Your Future Is Bright: Be the Planner with a Plan

Planners spend their days thinking ahead. Timelines, contingencies, and outcomes are all part of the process.

But when it comes to their own careers, many planners shift into reaction mode—taking on the next project, responding to immediate needs, and moving from one busy season to the next.

Over time, that can lead to progress that feels unclear or unintentional.

You Already Have the Skillset

The good news is that planning your future does not require a new set of tools. It simply requires applying the same skills you use every day to your own path.

Vision, timelines, priorities, and reflection are all familiar concepts. The difference is using them for yourself.

Start with What You Want More Of

Instead of focusing on long-term, abstract goals, start with a simpler question: What do you want more of in the next year?

It might be more creative work, stronger client relationships, better work-life balance, or new types of events. Defining that direction is the first step.

Planner Perspective
Build Your Roadmap
    • Review your calendar. It reflects your current priorities.
    • Identify one shift. Choose a single change that moves you forward.
    • Set a short timeline. Focus on progress within the next 3–6 months.
    • Take one action. Small steps build meaningful direction.
Progress Happens in Small Steps

Planning your future does not require a complete overhaul. It is built through small, consistent decisions that align with what you want.

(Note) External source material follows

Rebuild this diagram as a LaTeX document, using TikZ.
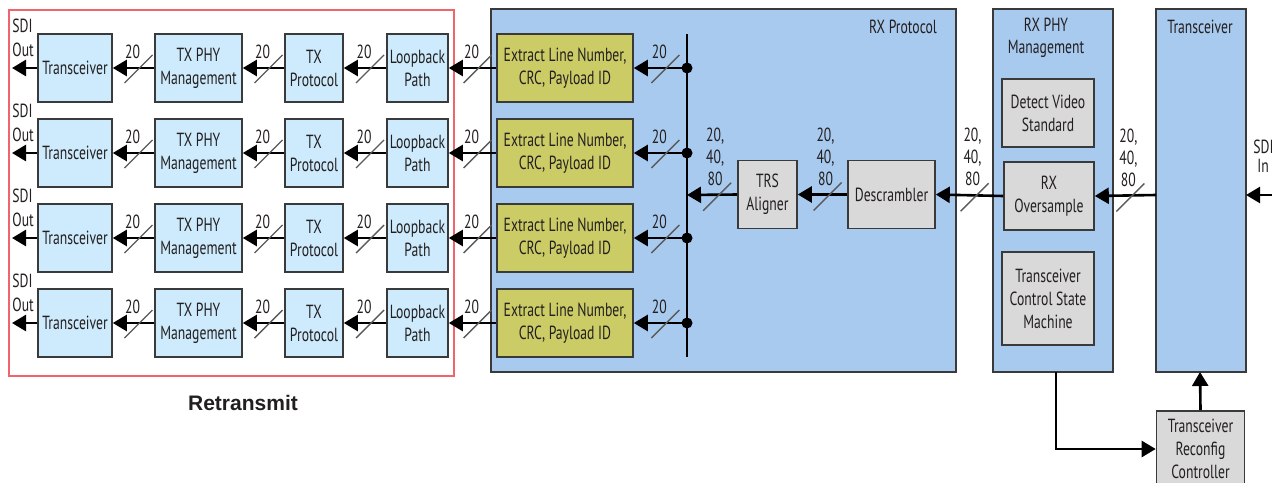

Over time, those decisions shape a career that feels more intentional and more fulfilling.

Why It Matters

Without a plan, it is easy to stay busy without moving forward. With even a simple roadmap, your work starts to connect to a larger direction.

Your future will not build itself. But with the right mindset and a few intentional steps, you can shape it in a way that reflects your goals and your strengths.

CPLANIT Tip

Think like a planner: define your goal, map your next step, and take action within a set timeframe. Even one intentional move can shift your direction.